Sabemos que un director cinematográfico debe de tener un estilo que le defina en cada uno de sus trabajos. Estos estilos a veces han introducido novedades técnicas, tendencias y escuelas. Murnau, Wiene, Ford, Welles, Hitchcock, Spielberg, Zemeckis… han conseguido con su forma de articular el medio kinemático que su impronta artística forme parte de las historias propuestas por sus autores, no entendibles y admiradas sin ellos.
Si existe un “l´enfant terrible du cinéma”, este es Ingmar Bergman. No creo haya habido en la historia un director que haya plasmado sus obsesiones, pasiones y pecados en la pantalla de forma tan original y bellamente fotografiados. La temática de sus historias, la angustia, y la atmósfera de desesperación que desprende sus fotogramas hace que lo separemos un tanto de otra figura enorme en el tratamiento del encuadre y la fotografía, Kubrick.

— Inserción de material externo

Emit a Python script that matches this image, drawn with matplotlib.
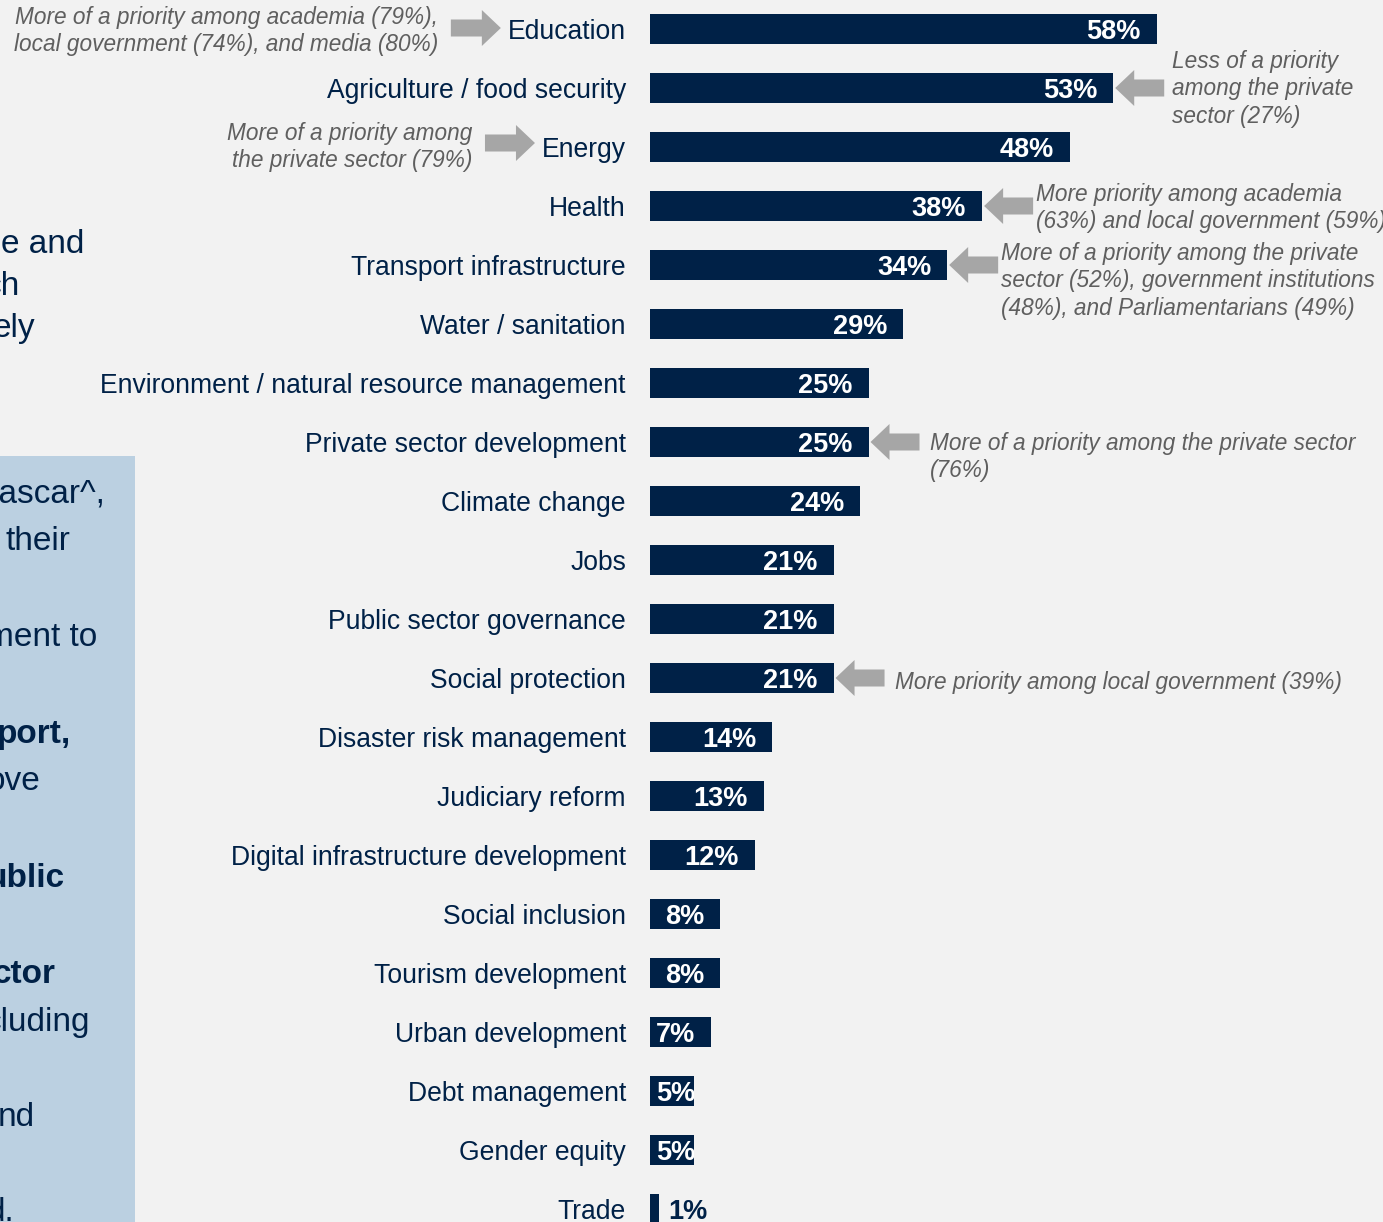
import matplotlib
matplotlib.use('Agg')
import matplotlib.pyplot as plt
from matplotlib.patches import FancyArrow, Rectangle
from matplotlib.transforms import Bbox, TransformedBbox

plt.rcParams['font.family'] = ['Liberation Sans', 'DejaVu Sans']

W, H = 1383, 1222
NAVY = '#002147'
BG = '#F2F2F2'
PANEL = '#BBD0E1'
ARROW = '#A6A6A6'
NOTE = '#5F5F5F'

categories = [
    'Education', 'Agriculture / food security', 'Energy', 'Health',
    'Transport infrastructure', 'Water / sanitation',
    'Environment / natural resource management', 'Private sector development',
    'Climate change', 'Jobs', 'Public sector governance', 'Social protection',
    'Disaster risk management', 'Judiciary reform',
    'Digital infrastructure development', 'Social inclusion',
    'Tourism development', 'Urban development', 'Debt management',
    'Gender equity', 'Trade',
]
shares = [58, 53, 48, 38, 34, 29, 25, 25, 24, 21, 21, 21, 14, 13, 12, 8, 8, 7, 5, 5, 1]

# callouts pointing at a category label (left) or at the end of a bar (right)
notes_left = {
    'Education': 'More of a priority among academia (79%),\nlocal government (74%), and media (80%)',
    'Energy': 'More of a priority among\nthe private sector (79%)',
}
notes_right = {
    'Agriculture / food security': 'Less of a priority\namong the private\nsector (27%)',
    'Health': 'More priority among academia\n(63%) and local government (59%)',
    'Transport infrastructure': 'More of a priority among the private\nsector (52%), government institutions\n(48%), and Parliamentarians (49%)',
    'Private sector development': 'More of a priority among the private sector\n(76%)',
    'Social protection': 'More priority among local government (39%)',
}

# text of the neighbouring panel, only its right-hand end is on the page
side_text_plain = ['e and', 'ch', 'ely']
side_text_box = [('gascar^,', False), ('their', False), ('ment to', False),
                 ('port,', True), ('ove', False), ('ublic', True),
                 ('ctor', True), ('cluding', False), ('nd', False), ('d.', False)]

PX_PER_PCT = 8.74
ROW_PX = 59
FIRST_ROW_PX = 29
BAR_LEFT = 650
NOTE_SIZE = 16.3
NOTE_SPACING = 1.23

fig = plt.figure(figsize=(W / 100, H / 100), dpi=100, facecolor=BG)

# pixel-space overlay for the side panel, arrows and callout text
ov = fig.add_axes([0, 0, 1, 1])
ov.set_xlim(0, W)
ov.set_ylim(H, 0)
ov.axis('off')
ov.patch.set_visible(False)

ax = fig.add_axes([BAR_LEFT / W, 0, (W - BAR_LEFT) / W, 1])
ax.set_xlim(0, (W - BAR_LEFT) / PX_PER_PCT)
ax.set_ylim((H - FIRST_ROW_PX) / ROW_PX, -FIRST_ROW_PX / ROW_PX)
ax.patch.set_visible(False)
for s in ax.spines.values():
    s.set_visible(False)
ax.xaxis.set_visible(False)

rows = list(range(len(categories)))
bars = ax.barh(rows, shares, height=0.5, color=NAVY, edgecolor='none')
ax.set_yticks(rows, categories)
ax.tick_params(axis='y', length=0, pad=17.3, labelsize=19.1, labelcolor=NAVY)

fig.canvas.draw()
renderer = fig.canvas.get_renderer()

# value labels: white inside the bar end, navy outside for tiny bars
for i, v in enumerate(shares):
    if v < 3:
        ax.annotate(f'{v}%', (v, i), xytext=(6.5, 0), textcoords='offset points',
                    ha='left', va='center_baseline', fontsize=19.5,
                    fontweight='bold', color=NAVY)
        continue
    t = ax.annotate(f'{v}%', (v, i), xytext=(-11.5, 0), textcoords='offset points',
                    ha='right', va='center_baseline', fontsize=19.5,
                    fontweight='bold', color='white')
    x0_disp = ax.transData.transform((0, i))[0]
    if t.get_window_extent(renderer).x0 < x0_disp + 6:
        # too short for an end-aligned label: start it near the bar base
        t.remove()
        t = ax.annotate(f'{v}%', (0, i), xytext=(4.3, 0), textcoords='offset points',
                        ha='left', va='center_baseline', fontsize=19.5,
                        fontweight='bold', color='white')
    bb = Bbox([[0, i - 0.25], [v, i + 0.25]])
    t.set_clip_box(TransformedBbox(bb, ax.transData))
    t.set_clip_on(True)


def to_px(x, y):
    dx, dy = ax.transData.transform((x, y))
    return dx, H - dy


# left callouts: arrow points at the category label
labels = {lab.get_text(): lab for lab in ax.get_yticklabels()}
left_y = {'Education': (-1, 2), 'Energy': (-4, 0)}
for cat, txt in notes_left.items():
    i = categories.index(cat)
    ext = labels[cat].get_window_extent(renderer)
    _, yc = to_px(0, i)
    tip = ext.x0 - 7
    tail = tip - 50
    ay = yc + left_y[cat][0]
    ov.add_patch(FancyArrow(tail, ay, tip - tail, 0, width=17, head_width=36,
                            head_length=19, length_includes_head=True,
                            color=ARROW, lw=0))
    ov.text(tail - 13, yc + left_y[cat][1], txt, ha='right', va='center',
            fontsize=NOTE_SIZE, style='italic', color=NOTE,
            linespacing=NOTE_SPACING)

# right callouts: arrow points at the bar end
right_dy = {'Agriculture / food security': 1, 'Health': 2,
            'Transport infrastructure': 16, 'Private sector development': 15,
            'Social protection': 5}
right_gap = {'Agriculture / food security': 8, 'Health': 3,
             'Transport infrastructure': 3, 'Private sector development': 10,
             'Social protection': 10}
for cat, txt in notes_right.items():
    i = categories.index(cat)
    xe, yc = to_px(shares[i], i)
    tip = xe + 2
    tail = tip + 49
    ov.add_patch(FancyArrow(tail, yc, tip - tail, 0, width=17, head_width=36,
                            head_length=19, length_includes_head=True,
                            color=ARROW, lw=0))
    ov.text(tail + right_gap[cat], yc + right_dy[cat], txt, ha='left', va='center',
            fontsize=NOTE_SIZE, style='italic', color=NOTE,
            linespacing=NOTE_SPACING)

# neighbouring panel
ov.add_patch(Rectangle((0, 456), 135, H - 456, color=PANEL, lw=0))
plain_pos = [(84, 253), (20, 295), (35, 337)]
for s, (x, y) in zip(side_text_plain, plain_pos):
    ov.text(x, y, s, ha='right', va='baseline', fontsize=24, color=NAVY)
box_pos = [(106, 503), (70, 550), (97, 646), (71, 743), (40, 790),
           (65, 887), (56, 983), (90, 1031), (35, 1126), (14, 1221)]
for (s, bold), (x, y) in zip(side_text_box, box_pos):
    ov.text(x, y, s, ha='right', va='baseline', fontsize=24, color=NAVY,
            fontweight='bold' if bold else 'normal')

fig.savefig('out.png', dpi=100, facecolor=BG)
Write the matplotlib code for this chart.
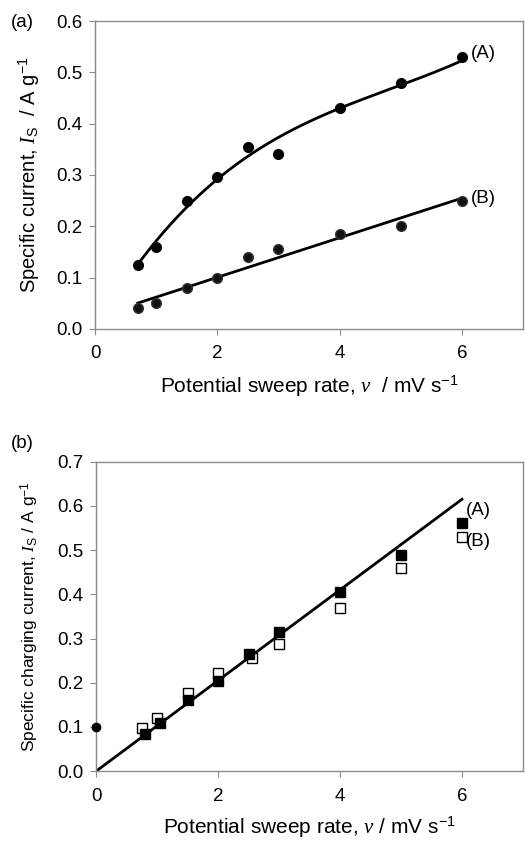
import numpy as np
import matplotlib
matplotlib.use("Agg")
import matplotlib.pyplot as plt

plt.rcParams['font.family'] = ['Liberation Sans', 'DejaVu Sans']
plt.rcParams['mathtext.fontset'] = 'custom'
plt.rcParams['mathtext.rm'] = 'Liberation Sans'
plt.rcParams['mathtext.it'] = 'Liberation Serif:italic'
plt.rcParams['mathtext.bf'] = 'Liberation Sans:bold'

# (a) specific current vs sweep rate
a_x = [0.7, 1, 1.5, 2, 2.5, 3, 4, 5, 6]
a_A = [0.125, 0.16, 0.25, 0.295, 0.355, 0.34, 0.43, 0.48, 0.53]
a_B = [0.04, 0.05, 0.08, 0.10, 0.14, 0.155, 0.185, 0.20, 0.25]
# fitted curve for (A)
fitA_x = [0.7, 1, 1.5, 2, 3, 4, 5, 6]
fitA_y = [0.128, 0.165, 0.243, 0.29, 0.373, 0.428, 0.477, 0.522]

# (b) specific charging current vs sweep rate
b_xA = [0.8, 1.05, 1.5, 2, 2.5, 3, 4, 5, 6]
b_A = [0.085, 0.11, 0.16, 0.205, 0.265, 0.315, 0.405, 0.49, 0.562]
b_xB = [0.75, 1, 1.5, 2, 2.55, 3, 4, 5, 6]
b_B = [0.097, 0.12, 0.177, 0.222, 0.255, 0.288, 0.37, 0.46, 0.53]
b_fit_x = [0, 6]
b_fit_y = [0, 0.615]
b_extra = (0, 0.1)

spine_col = '#8c8c8c'

fig = plt.figure(figsize=(5.25, 8.41), dpi=100)
ax1 = fig.add_axes([0.181, 0.609, 0.815, 0.366])
ax2 = fig.add_axes([0.183, 0.083, 0.813, 0.368])

def style(ax, ymax):
    ax.set_xlim(0, 7)
    ax.set_ylim(0, ymax)
    ax.set_xticks([0, 2, 4, 6])
    ax.set_yticks(np.arange(0, ymax + 0.001, 0.1))
    ax.set_yticklabels(['%.1f' % v for v in np.arange(0, ymax + 0.001, 0.1)])
    for s in ax.spines.values():
        s.set_color(spine_col)
        s.set_linewidth(1.0)
    ax.tick_params(direction='out', length=4, color=spine_col, labelsize=13.5)
    ax.tick_params(axis='x', pad=8)
    ax.tick_params(axis='y', pad=5)

# panel a
xx = np.linspace(min(fitA_x), max(fitA_x), 200)
pA = np.polyfit(fitA_x, fitA_y, 3)
pB = np.polyfit(a_x, a_B, 1)
ax1.plot(xx, np.polyval(pA, xx), color='black', lw=2)
ax1.plot(xx, np.polyval(pB, xx), color='black', lw=2)
ax1.plot(a_x, a_A, 'o', color='black', ms=7, clip_on=False)
ax1.plot(a_x, a_B, 'o', color='#111111', mec='#333333', ms=7, clip_on=False)
ax1.text(6.15, 0.537, '(A)', fontsize=13.5, va='center')
ax1.text(6.15, 0.254, '(B)', fontsize=13.5, va='center')
style(ax1, 0.6)
ax1.set_xlabel(r'Potential sweep rate, $\mathit{\nu}$  / mV s$^{-1}$', fontsize=15, labelpad=8)
ax1.set_ylabel(r'Specific current, $\mathit{I}_{\mathrm{S}}$  / A g$^{-1}$', fontsize=14.5, labelpad=10)
fig.text(0.02, 0.973, '(a)', fontsize=13.5, va='center')

# panel b
ax2.plot(b_fit_x, b_fit_y, color='black', lw=2)
ax2.plot(b_xB, b_B, 's', mfc='white', mec='black', mew=1.0, ms=7, clip_on=False)
ax2.plot(b_xA, b_A, 's', color='black', ms=7, clip_on=False)
ax2.plot([b_extra[0]], [b_extra[1]], 'o', color='black', ms=6, clip_on=False, zorder=5)
ax2.text(6.07, 0.59, '(A)', fontsize=13.5, va='center')
ax2.text(6.07, 0.52, '(B)', fontsize=13.5, va='center')
style(ax2, 0.7)
ax2.set_xlabel(r'Potential sweep rate, $\mathit{\nu}$ / mV s$^{-1}$', fontsize=15, labelpad=7)
ax2.set_ylabel(r'Specific charging current, $\mathit{I}_{\mathrm{S}}$ / A g$^{-1}$', fontsize=12.5, labelpad=12)
fig.text(0.02, 0.473, '(b)', fontsize=13.5, va='center')

fig.savefig('out.png', dpi=100)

Cada secuencia de Bergman sostiene una tremenda tensión dramática que impregna la psique del espectador, apabullando a veces por la falta de consideración al público, arrancándonos las entrañas en giros o situaciones en las que cualquier sesión de diván con un psicólogo es un mero juego de niños. Su carrera fue prolífica en cine, televisión y teatro. De este último, Suecia tiene un gran débito con su figura. Pero su capacidad para hacer llegar sus historias, recaía sobre las espaldas de grandes actores y actrices, que se daban a conocer al gran público. Algunos de ellos, hoy son leyenda en la industria.
Como Max Von Sydow, que igual se enfunda en la piel del mismísimo Jesús de Nazaret (“La historia más grande jamás contada” – 1965), de un exorcista (“El exorcista” – 1973), o termina, por si fuera poco, por escribir su nombre en platino en los créditos de “Star Wars”. Volviendo a Bergman, supo como nadie estudiar, imaginar y articular con todos los artificios a su disposición un estilo, dejando un legado y una eterna discusión entre los que defienden o no su genialidad. Está claro que esa reacción sólo la provocan los genios.